La figura dello stalker offre un’ulteriore argomento d’analisi di Perfect Blue: l’uso di internet. Avveniristico il ritratto che ne fa Kon, considerando che all’epoca a dell’uscita del film il suo impiego era ancora ai suoi albori. Il regista, profeticamente, ne denuncia i possibili pericoli, che ad oggi, con l’avvento dei social media risuonano estremamente attuali. Nel lungometraggio, come nella realtà, il filtro dello schermo permette la manipolazione delle identità. Gli individui possono nascondersi dietro pseudonimi o profili falsi, che ne favoriscono comportamenti illeciti e/o aggressivi. Più spesso, però, è l’immagine del proprio sé che può essere distorta a piacimento, alterata ad hoc per il pubblico. Le esistenze online e offline si sovrappongono, portando a una confusione che non affligge solo il mistificatore di turno, ma anche il suo seguito con conseguenze spesso dannose. La presenza sul web può essere manipolata, la privacy compromessa e la nostra autenticità offuscata. Satoshi Kon ha anticipato queste ansie, offrendo una visione quanto mai inquietante e premonitrice.

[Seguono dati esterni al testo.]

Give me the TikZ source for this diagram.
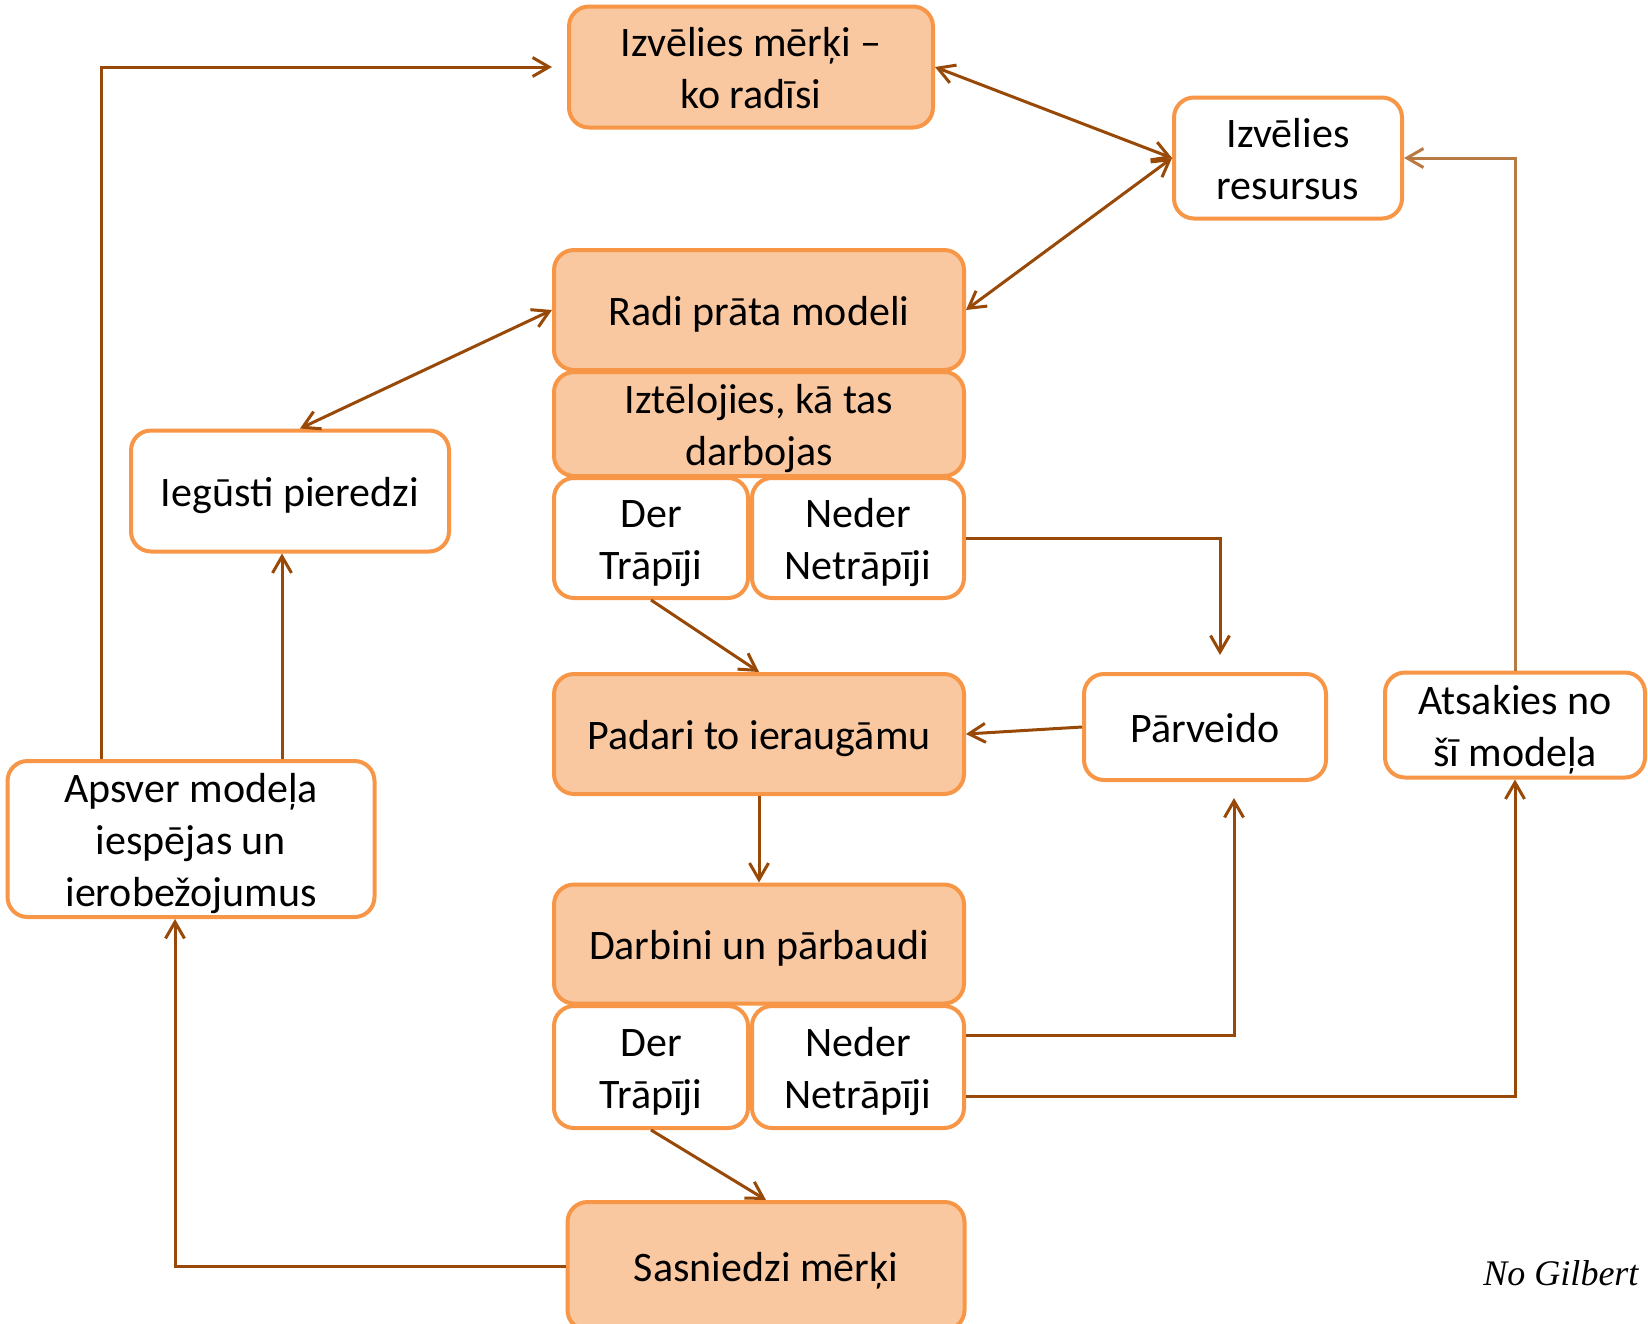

Perfect Blue è un’opera prima di grandissimo livello, oltremodo matura ed avveniristica tanto per le tematiche trattate quanto per la sua costruzione, che ha giustificatamente consacrato Satoshi Kon nell’olimpo dell’animazione giapponese fin dal suo debutto. Un thriller di estrema complessità psicologica, dall’atmosfera disturbante e disorientante, strutturato su una straordinaria ed intricata ambiguità narrativa, una giostra di specchi e sguardi che trascende il confine tra realtà e finzione. Riflessione intensa sul concetto di identità e sulla fragilità dell’animo umano, è un’esperienza cinematografica imperdibile per gli appassionati.